Robert Creeley


                       Preface to Cultural Affairs in Boston  

The poetry of John Wieners has an exceptionally human beauty – as if there ever were any other. There is in it such a commonness of phrase and term, such a substantial fact of a daily life transformed by the articulateness of his feelings and the intensity of the inexorable world that is forever out there waiting for any one of us. Charles Olson spoke of it as "a poetry of affect," by which I took him to mean a poetry that is in the process of a life being lived, literally, as Keats' was, or Hart Crane's, or Olson's own. In other words, the art becomes the complex act of "making real" all that one is given to live, and whatever in them may be style or fashion, the poems are so otherwise committed, so intensely a gesture of primary need and recognition, that their survival becomes the singular value, and their immense beauty.

In the brutal outrage of the late 1950's, when one could pick up a Government bulletin on the home manufacture of a bomb shelter at the post office, Mr.
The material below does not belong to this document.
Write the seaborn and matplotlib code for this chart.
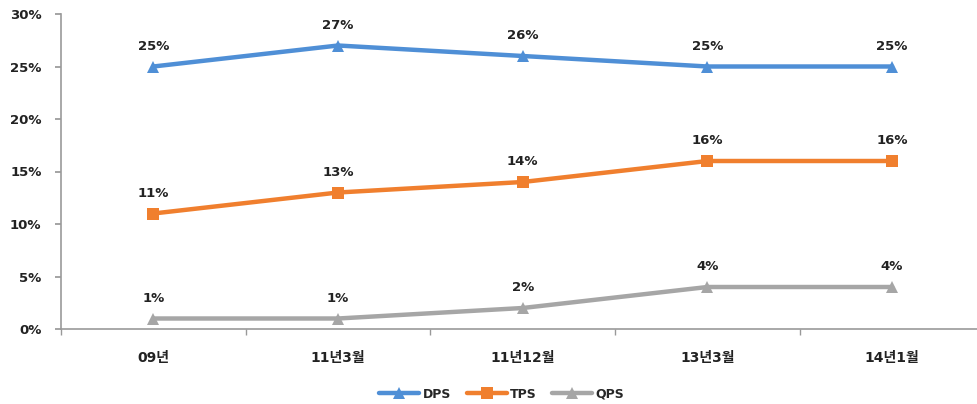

Wieners' painful survival in words became our own: "At last. I come to the last defense." There was nothing else to shelter or protect him. Time and again during the 60's one wondered, worried, whether he could make it. How specious such simply charitable impulse looks in retrospect. He was there, he stayed there – as Charles Olson once said, "he's elemental." His writing of this time is various, often magnificent, ringing curious changes on Augustan patterns. But whatever one would hope so to qualify becomes unequivocally clear in "The Acts of Youth," that great poem of life's implacable realities and the will committed to suffer them.

If poetry might be taken as a distance, some space from the action, relief from the crowd, or if its discretions, what it managed to leave out, avoid, get rid of, were its virtue, then all these poems would be in one way or another suspect. They are far closer to a purported Chinese apothegm I read years ago and continue to muse on: "How is it far if you think it?" I don't truly know. It doesn't seem to be far at all. Nor do these poems, any of them, seem ever some place else, or where they move apart from an agent, either feeling or thinking. They're here, as we are – certainly a hopeful convention in all respects, but where else to meet?

The present collection is, then, an intense respect of this fact, and the range of its materials – three decades of poetry and prose – makes manifest the complex place from which all John Wieners' work finally has come, and to which it, as he also, insistently returns: "my city, Boston. . ." He said once to an interviewer, "I am a Boston poet," and there is no one for whom that city, or any other, has proved so determining and generative an experience. The changing faces of its presence and persons become articulate here in this dear man's immaculate art. Against the casual waste of our usual lives, his has proved a cost and commitment so remarkable. He has given everything to our common world.

We read together years ago at the 92nd Street Y in New York, with its great velvet curtain, raised stage. John remembered hearing Auden read there and was moved that now we would. He was thrilled that one might so follow, and so we did. But now, in these times so bitterly without human presence, risk, care, response, he becomes the consummate artist of our common voice, and his battered, singular presence our own.